◆ **Goal**:
Look through the records below, and copy out every line that holds the string "standalone".

◆ **Provided records**:

[BEGIN]

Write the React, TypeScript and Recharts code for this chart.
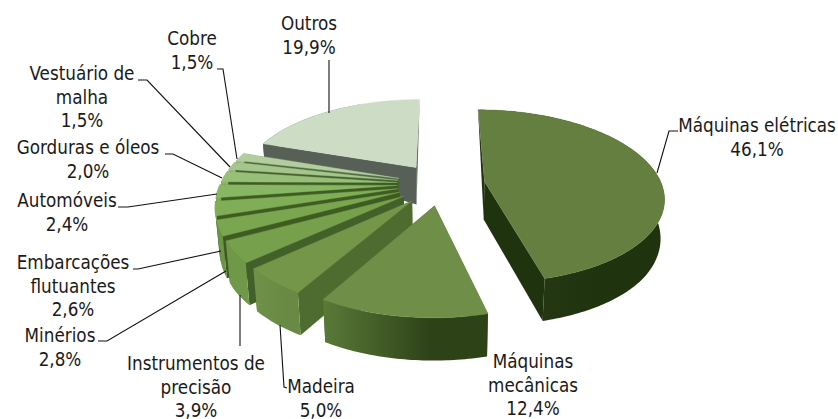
import React from "react";
import { PieChart, Pie } from "recharts";

const categories = [
  "Máquinas elétricas", "Máquinas mecânicas", "Madeira", "Instrumentos de precisão", "Minérios",
  "Embarcações flutuantes", "Automóveis", "Gorduras e óleos", "Vestuário de malha", "Cobre", "Outros",
];
const shares = [46.1, 12.4, 5.0, 3.9, 2.8, 2.6, 2.4, 2.0, 1.5, 1.5, 19.9];
const labelLines = [
  ["Máquinas elétricas"], ["Máquinas", "mecânicas"], ["Madeira"], ["Instrumentos de", "precisão"], ["Minérios"],
  ["Embarcações", "flutuantes"], ["Automóveis"], ["Gorduras e óleos"], ["Vestuário de", "malha"], ["Cobre"], ["Outros"],
];

// [top face, cut face, wall left, wall right]
const palette = [
  ["#647f40", "#20330f", "#2a3c18", "#20330f"],
  ["#6f8e48", "#4f6c30", "#5a7a38", "#2e4218"],
  ["#739649", "#4f6c30", "#6f9249", "#688a44"],
  ["#76a04b", "#41602a", "#6f9848", "#6f9848"],
  ["#7aa650", "#3e5c22", "#6c9444", "#6c9444"],
  ["#80ae56", "#3e5c22", "#76a04c", "#76a04c"],
  ["#88b763", "#3e5c22", "#80aa58", "#80aa58"],
  ["#97bf78", "#3e5c22", "#8cb26a", "#8cb26a"],
  ["#a4c68c", "#466030", "#98ba80", "#98ba80"],
  ["#b2ce9e", "#506640", "#a4c08e", "#a4c08e"],
  ["#cddcc4", "#566056", "#566056", "#566056"],
];

// label text anchor + leader polyline, in the order of categories
const labelBoxes = [
  { x: 757, y: 132, lead: "657,173 669,131 678,131" },
  { x: 533, y: 368, lead: "" },
  { x: 321, y: 393, lead: "280,325 284,387 287,388" },
  { x: 196, y: 370, lead: "240,295 240,346" },
  { x: 60, y: 342, lead: "226,271 107,341 98,341" },
  { x: 73, y: 269, lead: "221,251 138,269 133,269" },
  { x: 67, y: 207, lead: "217,194 128,207 118,207" },
  { x: 88, y: 154, lead: "222,178 173,154 165,154" },
  { x: 82, y: 80, lead: "230,167 147,80 138,80" },
  { x: 192, y: 45, lead: "237,159 223,69 217,69" },
  { x: 309, y: 30, lead: "329,113 329,60" },
];

const pieData = categories
  .map((name, i) => ({ name, value: shares[i], idx: i }))
  .reverse();

const EXPLODE = 44;
const K = 0.17;
const KY = 0.478;
const SHRINK = 0.018;
const DEPTH_STOPS = [[-250, 43], [-100, 42], [5, 38], [36, 37], [94, 15], [150, 3], [200, 0]];

function depthAt(wy: number) {
  const s = DEPTH_STOPS;
  if (wy <= s[0][0]) return s[0][1];
  for (let i = 1; i < s.length; i++) {
    if (wy <= s[i][0]) {
      const t = (wy - s[i - 1][0]) / (s[i][0] - s[i - 1][0]);
      return s[i - 1][1] + t * (s[i][1] - s[i - 1][1]);
    }
  }
  return 0;
}

function Slice3D(props: any) {
  const { cx, cy, outerRadius: R, startAngle, endAngle, payload } = props;
  const idx = payload?.idx ?? props.idx;
  const rad = (d: number) => (d * Math.PI) / 180;
  const mid = rad((startAngle + endAngle) / 2);
  const ox = EXPLODE * Math.cos(mid);
  const oy = EXPLODE * Math.sin(mid);
  const top = (wx: number, wy: number) => {
    const p = 1 / (1 + (K * wy) / R);
    return [cx + wx * p, cy - wy * KY * p];
  };
  const bottom = (wx: number, wy: number) => {
    const q = top(wx, wy);
    const d = depthAt(wy);
    return [cx + (q[0] - cx) * (1 - (SHRINK * d) / 40), q[1] + d];
  };
  const a0 = Math.min(startAngle, endAngle);
  const a1 = Math.max(startAngle, endAngle);
  const steps = Math.max(2, Math.ceil(a1 - a0));
  const arc: number[][] = [];
  for (let i = 0; i <= steps; i++) {
    const a = rad(a0 + ((a1 - a0) * i) / steps);
    arc.push([ox + R * Math.cos(a), oy + R * Math.sin(a)]);
  }
  const path = (pts: number[][]) =>
    "M" + pts.map((q) => q[0].toFixed(2) + "," + q[1].toFixed(2)).join("L") + "Z";
  const first = arc[0];
  const last = arc[arc.length - 1];
  const cutA = path([top(ox, oy), top(first[0], first[1]), bottom(first[0], first[1]), bottom(ox, oy)]);
  const cutB = path([top(ox, oy), top(last[0], last[1]), bottom(last[0], last[1]), bottom(ox, oy)]);
  const wall = path([
    ...arc.map((q) => top(q[0], q[1])),
    ...arc.slice().reverse().map((q) => bottom(q[0], q[1])),
  ]);
  const face = path([top(ox, oy), ...arc.map((q) => top(q[0], q[1]))]);
  const [cTop, cCut, cL, cR] = palette[idx];
  const gid = "wallGrad" + idx;
  return (
    <g>
      <defs>
        <linearGradient id={gid} x1="0" y1="0" x2="1" y2="0">
          <stop offset="0" stopColor={cL} />
          <stop offset="0.65" stopColor={cR} />
          <stop offset="1" stopColor={cR} />
        </linearGradient>
      </defs>
      <path d={cutA} fill={cCut} />
      <path d={cutB} fill={cCut} />
      <path d={wall} fill={"url(#" + gid + ")"} />
      <path d={face} fill={cTop} stroke={cTop} strokeWidth={0.4} />
    </g>
  );
}

function SliceLabel(props: any) {
  const idx = props.payload?.idx ?? props.idx;
  const box = labelBoxes[idx];
  const pct = shares[idx].toFixed(1).replace(".", ",") + "%";
  const lines = [...labelLines[idx], pct];
  return (
    <g>
      {box.lead ? <polyline points={box.lead} fill="none" stroke="#111" strokeWidth={1.1} /> : null}
      <text
        x={box.x}
        y={box.y}
        textAnchor="middle"
        fontFamily="'DejaVu Sans Condensed', 'DejaVu Sans', sans-serif"
        fontSize={18.7}
        fill="#1a1a1a"
      >
        {lines.map((l, i) => (
          <tspan key={i} x={box.x} dy={i === 0 ? 0 : 23.7}>
            {l}
          </tspan>
        ))}
      </text>
    </g>
  );
}

export default function App() {
  return (
    <div style={{ position: "absolute", left: 0, top: 0, width: 838, height: 419, overflow: "hidden", background: "#fff" }}>
      <PieChart width={838} height={419} margin={{ top: 0, right: 0, bottom: 0, left: 0 }}>
        <Pie
          data={pieData}
          dataKey="value"
          nameKey="name"
          cx={441}
          cy={184}
          innerRadius={0}
          outerRadius={177}
          startAngle={90}
          endAngle={450}
          paddingAngle={0}
          stroke="none"
          isAnimationActive={false}
          shape={(p: any) => <Slice3D {...p} />}
          label={(p: any) => <SliceLabel {...p} />}
          labelLine={false}
        />
      </PieChart>
    </div>
  );
}
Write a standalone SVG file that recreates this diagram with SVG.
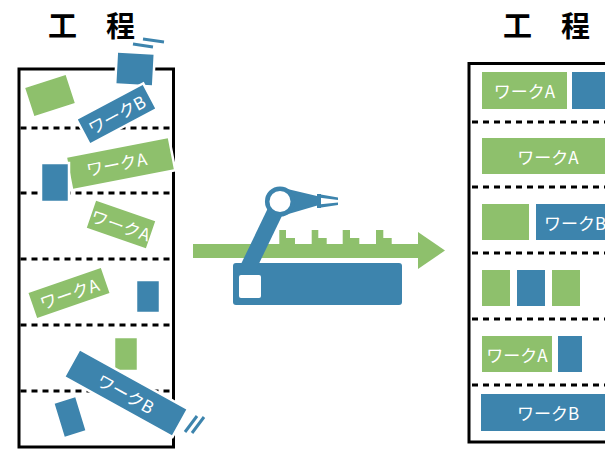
<svg xmlns="http://www.w3.org/2000/svg" width="605" height="449" viewBox="0 0 605 449">
  <defs>
    <style>
      .blue { fill: #3d84ad; }
      .green { fill: #8ec06c; }
      .work { stroke: #ffffff; stroke-width: 2.5; }
      .frame { fill: none; stroke: #000000; stroke-width: 3; }
      .sep { stroke: #000000; stroke-width: 3; stroke-dasharray: 6 5; }
      .speed { stroke: #3d84ad; stroke-width: 3; fill: none; }
      .title { font-family: "Noto Sans CJK JP", "Noto Sans", sans-serif; font-size: 29px; font-weight: bold; fill: #000000; }
      .lbl { font-family: "Noto Sans CJK JP", "Noto Sans", sans-serif; font-size: 17px; fill: #ffffff; text-anchor: middle; dominant-baseline: central; }
    </style>
  </defs>
  <rect width="605" height="449" fill="#ffffff"/>

  <!-- Process before: scattered workpieces -->
  <g id="process-before">
    <text class="title" x="48" y="37">工　程</text>
    <rect class="frame" x="19" y="69" width="154.5" height="378"/>
    <line class="sep" x1="20.5" y1="128" x2="172" y2="128"/>
    <line class="sep" x1="20.5" y1="193" x2="172" y2="193"/>
    <line class="sep" x1="20.5" y1="259" x2="172" y2="259"/>
    <line class="sep" x1="20.5" y1="325" x2="172" y2="325"/>
    <line class="sep" x1="20.5" y1="391" x2="172" y2="391"/>

    <g id="piece-a1" transform="translate(50,95.5) rotate(-18)">
      <rect class="green work" x="-22.5" y="-16" width="45" height="32"/>
    </g>
    <g id="piece-b1" transform="translate(135,69) rotate(3)">
      <rect class="blue work" x="-19" y="-16.5" width="38" height="33"/>
    </g>
    <line class="speed" x1="143" y1="39" x2="164" y2="42"/>
    <line class="speed" x1="133" y1="44" x2="153" y2="47"/>
    <g id="piece-b2" transform="translate(116.5,114) rotate(-28)">
      <rect class="blue work" x="-38" y="-14.5" width="76" height="29"/>
      <text class="lbl" x="0" y="0">ワークB</text>
    </g>
    <g id="piece-a2" transform="translate(120.5,163.5) rotate(-11)">
      <rect class="green work" x="-52.5" y="-17" width="105" height="34"/>
      <text class="lbl" x="-4" y="-1">ワークA</text>
    </g>
    <g id="piece-b3">
      <rect class="blue work" x="41" y="163" width="28" height="39"/>
    </g>
    <g id="piece-a3" transform="translate(121,224.5) rotate(19)">
      <rect class="green work" x="-32.5" y="-15.5" width="65" height="31"/>
      <text class="lbl" x="0" y="0">ワークA</text>
    </g>
    <g id="piece-a4" transform="translate(69,293) rotate(-19)">
      <rect class="green work" x="-39.5" y="-14.5" width="79" height="29"/>
      <text class="lbl" x="0" y="0">ワークA</text>
    </g>
    <g id="piece-b4">
      <rect class="blue work" x="136" y="280" width="24" height="33"/>
    </g>
    <g id="piece-a5">
      <rect class="green work" x="114" y="337" width="24" height="34"/>
    </g>
    <g id="piece-b5" transform="translate(126,393) rotate(29)">
      <rect class="blue work" x="-62" y="-16" width="124" height="32"/>
      <text class="lbl" x="0" y="0">ワークB</text>
    </g>
    <line class="speed" x1="185" y1="432" x2="197" y2="416"/>
    <line class="speed" x1="192" y1="433" x2="204" y2="417"/>
    <g id="piece-b6" transform="translate(70,417) rotate(-17)">
      <rect class="blue work" x="-12" y="-18.5" width="24" height="37"/>
    </g>
  </g>

  <!-- Robot arm sorting on a conveyor -->
  <g id="robot">
    <g id="flow">
      <rect class="green" x="193" y="244" width="226" height="14"/>
      <polygon class="green" points="418,232 445,250.5 418,269"/>
      <path class="green" d="M279.3,244 V230 H286 V238 H295 V244 Z M311.7,244 V230 H318.3 V238 H326.7 V244 Z M342.7,244 V230 H350 V238 H359.3 V244 Z M376,244 V230 H383.3 V238 H391.7 V244 Z"/>
    </g>
    <rect class="blue" x="233" y="263" width="169" height="42" rx="3"/>
    <rect x="239" y="275" width="22" height="23" rx="2" fill="#ffffff"/>
    <line x1="280" y1="201.5" x2="248" y2="268" stroke="#3d84ad" stroke-width="16"/>
    <polygon class="blue" points="279,187 319,196.5 319,205 285,215"/>
    <rect class="blue" x="317" y="194" width="4" height="14"/>
    <polygon class="blue" points="318,194 338,197.5 338,200 318,197.5"/>
    <polygon class="blue" points="318,204.5 338,202.5 338,205 318,208"/>
    <circle cx="280" cy="201.5" r="12.8" fill="#ffffff" stroke="#3d84ad" stroke-width="4.5"/>
  </g>

  <!-- Process after: sorted workpieces -->
  <g id="process-after">
    <text class="title" x="503" y="37">工　程</text>
    <rect class="frame" x="469" y="63.5" width="160" height="378.5"/>
    <line class="sep" x1="472" y1="122" x2="605" y2="122"/>
    <line class="sep" x1="472" y1="187" x2="605" y2="187"/>
    <line class="sep" x1="472" y1="253" x2="605" y2="253"/>
    <line class="sep" x1="472" y1="319" x2="605" y2="319"/>
    <line class="sep" x1="472" y1="385" x2="605" y2="385"/>

    <g id="row1">
      <rect class="green" x="482" y="72" width="85" height="37"/>
      <text class="lbl" x="524.5" y="90.5">ワークA</text>
      <rect class="blue" x="572" y="72" width="50" height="37"/>
    </g>
    <g id="row2">
      <rect class="green" x="482" y="138" width="132" height="36"/>
      <text class="lbl" x="548" y="156">ワークA</text>
    </g>
    <g id="row3">
      <rect class="green" x="482" y="204" width="47" height="36"/>
      <rect class="blue" x="536" y="204" width="78" height="36"/>
      <text class="lbl" x="575" y="222">ワークB</text>
    </g>
    <g id="row4">
      <rect class="green" x="482" y="270" width="28" height="36"/>
      <rect class="blue" x="517" y="270" width="28" height="36"/>
      <rect class="green" x="552" y="270" width="28" height="36"/>
    </g>
    <g id="row5">
      <rect class="green" x="482" y="336" width="70" height="36"/>
      <text class="lbl" x="517" y="354">ワークA</text>
      <rect class="blue" x="558" y="336" width="24" height="36"/>
    </g>
    <g id="row6">
      <rect class="blue" x="481" y="394" width="134" height="37"/>
      <text class="lbl" x="548" y="412.5">ワークB</text>
    </g>
  </g>
</svg>
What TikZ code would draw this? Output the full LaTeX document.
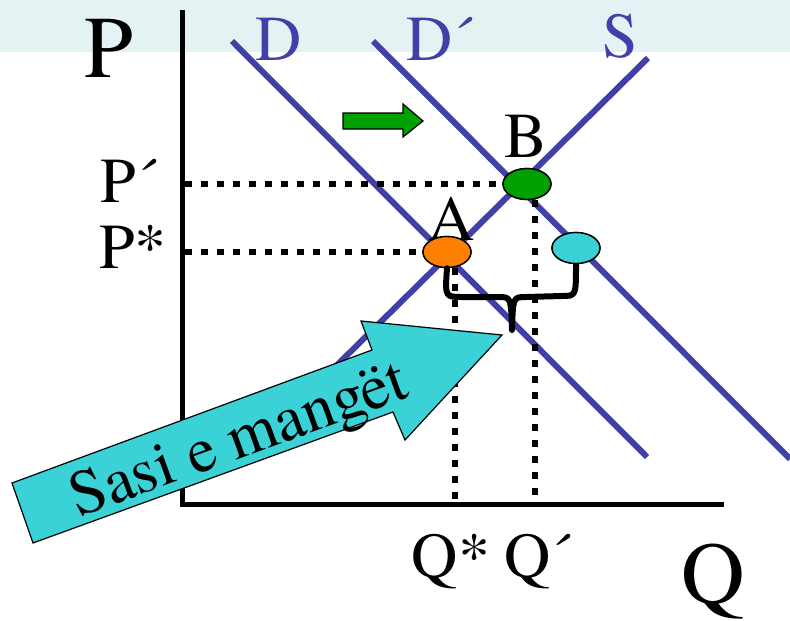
\documentclass[tikz,border=0pt]{standalone}
\usepackage{fontspec}
\setmainfont{texgyretermes-regular.otf}
\newfontfamily\chartfont{texgyretermes-regular.otf}
\usetikzlibrary{shapes.geometric, calc}

\definecolor{curveblue}{RGB}{64,64,168}
\definecolor{bandcyan}{RGB}{228,242,243}
\definecolor{shortcyan}{RGB}{58,210,214}
\definecolor{ptorange}{RGB}{255,128,0}
\definecolor{ptgreen}{RGB}{0,160,0}

\tikzset{
  curve/.style={curveblue, line width=6pt},
  axisline/.style={line width=5pt},
  guide/.style={line width=6pt, dash pattern=on 7pt off 9pt},
  eqpt/.style={ellipse, draw, line width=1.4pt, minimum width=48pt, minimum height=31pt, inner sep=0pt},
  lbl/.style={font=\chartfont\fontsize{64}{64}\selectfont, inner sep=0pt, anchor=base},
  biglbl/.style={font=\chartfont\fontsize{88}{88}\selectfont, inner sep=0pt, anchor=base},
}

\begin{document}
\begin{tikzpicture}[x=1pt,y=-1pt]
\useasboundingbox (0,0) rectangle (790,621);
\fill[bandcyan] (0,0) rectangle (790,52);

% axes
\draw[axisline] (182,10) -- (182,506);
\draw[axisline] (180,504) -- (724,504);

% demand and supply
\draw[curve] (232,41) -- (647,457);
\draw[curve] (373,41) -- (790,459);
\draw[curve] (648,58) -- (330,372);

\node[lbl, curveblue] (lblD) at (279,60) {D};
\node[lbl, curveblue] (lblDp) at (440,60) {D´};
\node[lbl, curveblue] (lblS) at (620,57) {S};

% points
\node[eqpt, fill=ptorange] (eqA) at (447,252) {};
\node[eqpt, fill=ptgreen] (eqB) at (527,184) {};
\node[eqpt, fill=shortcyan] (eqC) at (576,248) {};
\node[lbl] (lblA) at (452,240) {A};
\node[lbl] (lblB) at (526,157) {B};

% guides to the axes
\coordinate (pB) at (185,184);
\coordinate (pA) at (185,252);
\coordinate (qA) at (455,502);
\coordinate (qB) at (535,502);
\draw[guide] (pB) -- (eqB.west);
\draw[guide] (pA) -- (eqA.west);
\draw[guide] (eqB.south -| qB) -- (qB);
\draw[guide] (eqA.south -| qA) -- (qA);
\node[eqpt, fill=ptorange] at (eqA) {};
\node[eqpt, fill=ptgreen] at (eqB) {};

% brace under the gap
\draw[line width=6pt, line cap=round, line join=round]
  (eqA.south) .. controls (445,297) .. (462,297) -- (498,297)
  .. controls (511,297) .. (512,330) coordinate (gapTip)
  .. controls (513,297) .. (526,297) -- (562,296)
  .. controls (576,296) .. (eqC.south);
\node[eqpt, fill=shortcyan] at (eqC) {};

% shift arrow
\filldraw[fill=ptgreen, line width=1.2pt]
  (343,113) -- (403,113) -- (403,104) -- (423,121) -- (403,137) -- (403,129) -- (343,129) -- cycle;

% shortage arrow
\filldraw[fill=shortcyan, line width=1.2pt]
  (12,483) -- (372,350) -- (361,321) -- (502,335) -- (405,440) -- (393,412) -- (33,543) -- cycle;
\node[font=\chartfont\fontsize{64}{64}\selectfont, inner sep=0pt, rotate=20] (lblShort) at (240,443) {Sasi e mangët};

% axis labels
\node[biglbl] (lblP) at (109,77) {P};
\node[biglbl] (lblQ) at (713,603) {Q};
\node[lbl] (lblPp) at (129,202) {P´};
\node[lbl] (lblPs) at (133,268) {P*};
\node[lbl] (lblQs) at (451,577) {Q*};
\node[lbl] (lblQp) at (538,577) {Q´};
\end{tikzpicture}
\end{document}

[END]

◆ **Response for this exercise**:
Write a standalone SVG file that recreates this diagram with SVG.
\documentclass[tikz,border=0pt]{standalone}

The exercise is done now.